Edit: GMail also does prioritization as of recently - but again, the purpose of that is to help users not filter content. Again, those algorithms are also adjustable for each user separately, they just have some "smart" defaults.



>GMail doesn't actually filter spam. It just hides it

This is not accurate. There is a long on-going issue with GMail (and others) wholesale blocking delivery of email from domains/IPs/providers it deems to be spam or otherwise inappropriate. GMail users get no indication/notification, and generally have no idea that email sent to them was simply not delivered.


Kind of.
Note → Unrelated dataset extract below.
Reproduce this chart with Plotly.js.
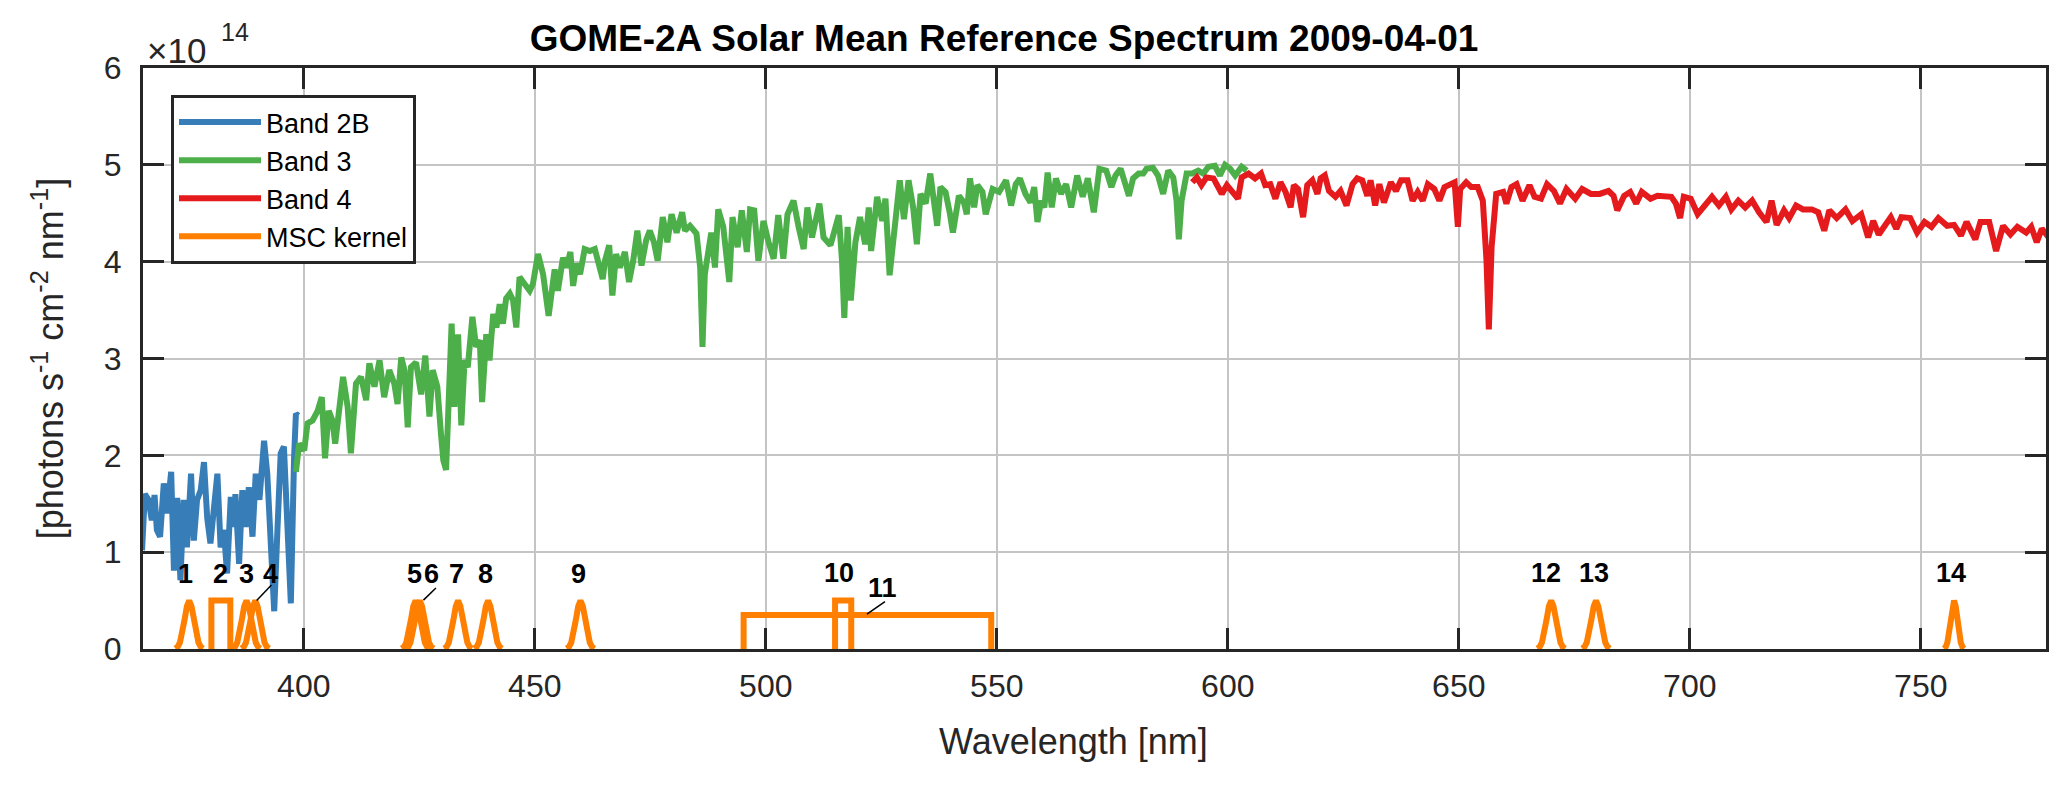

You can't turn their anti-spam off, you can't exclude addresses from it and, worse for me, Gmail can hard bounce if it doesn't like something in your server/IP/content in a way that's not fully documented or reproducible.


You can now. You can create a filter matching whatever criteria you want (including from:foo@example.com or a catch all), and specify matches 'never get flagged as spam'. Its not obvious, but it is there. And the usual limitations of filters apply, such as not being able to match arbitrary headers.


That only works on mail that actually gets delivered to your mailbox. Gmail can and will:

- Reject delivery of mail from sources it has determined to be spammy (e.g. residential IPs) - this mechanism allows the sender to be aware that delivery failed.

- Accept delivery and then silently drop the message somewhere between after accepting delivery but before appearing in the end user's mailbox.

In either case, there is nothing you (the mailbox holder) can do. In the second case, there is no way for anyone to know the message hasn't been delivered.


Things can get flagged outside of your mailbox as so spammy that they will never arrive. This is how every spam filter works that I have seen to date and google is no exception.